Germany has ordered Facebook to curb its data collection practices in the country, after a ruling that the world’s largest social media network abused its market dominance to gather information about users without their knowledge or consent.
“In future, Facebook will no longer be allowed to force its users to agree to the practically unrestricted collection and assigning of non-Facebook data to their Facebook accounts,” Federal Cartel Office chief Andreas Mundt said in the landmark order on Thursday.
Facebook said it would appeal the ruling, the culmination of a three-year probe, saying the antitrust watchdog underestimated the competition it faced and undermined Europe-wide privacy rules that took effect last year.
The findings follow fierce global scrutiny of Facebook over a series of privacy lapses, including the leak of data on tens of millions of users, as well as the extensive use of targeted ads by foreign powers seeking to influence elections in the United States.
These have gone down badly with Germans, reflecting broader concerns over personal surveillance that dates back to Germany’s history of Nazi and Communist rule in the 20th century.
“Users are often unaware of this flow of data and cannot prevent it if they want to use the services,” Justice Minister Katarina Barley told Reuters news agency, welcoming the ruling.

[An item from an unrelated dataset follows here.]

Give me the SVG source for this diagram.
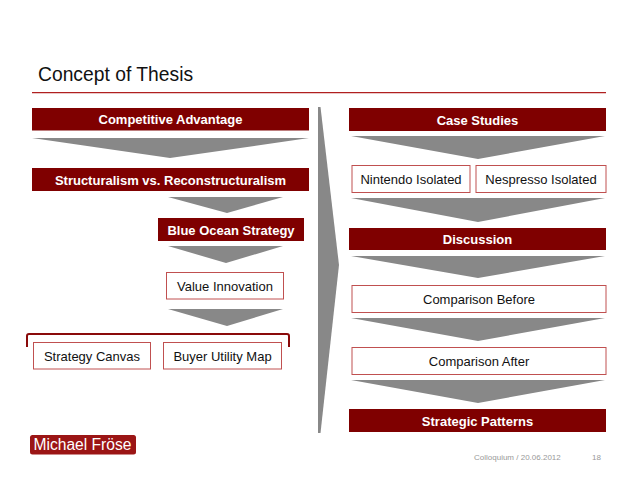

“We need to be rigorous in tackling the abuse of power that comes with data.”
The cartel office objected in particular to how Facebook pools data on people from third-party apps – including its own WhatsApp and Instagram services – and its online tracking of people who are not even members.
|Federal Cartel Office chief Andreas Mundt after the ruling on Thursday [Rolf Vennenbernd/DPA/AP]|
That includes tracking visitors to websites with an embedded Facebook ‘like’ or share button – and pages where it observes people even though there is no obvious sign the social network is present.
The ruling does not yet have legal force and Facebook has a month to appeal, which the social network said it would do.
“We disagree with their conclusions and intend to appeal so that people in Germany continue to benefit fully from all our services,” Facebook said in a blog post.
“The Bundeskartellamt underestimates the fierce competition we face in Germany, misinterprets our compliance with the GDPR, and threatens the mechanism European law provides for ensuring consistent data protection standards across the EU.”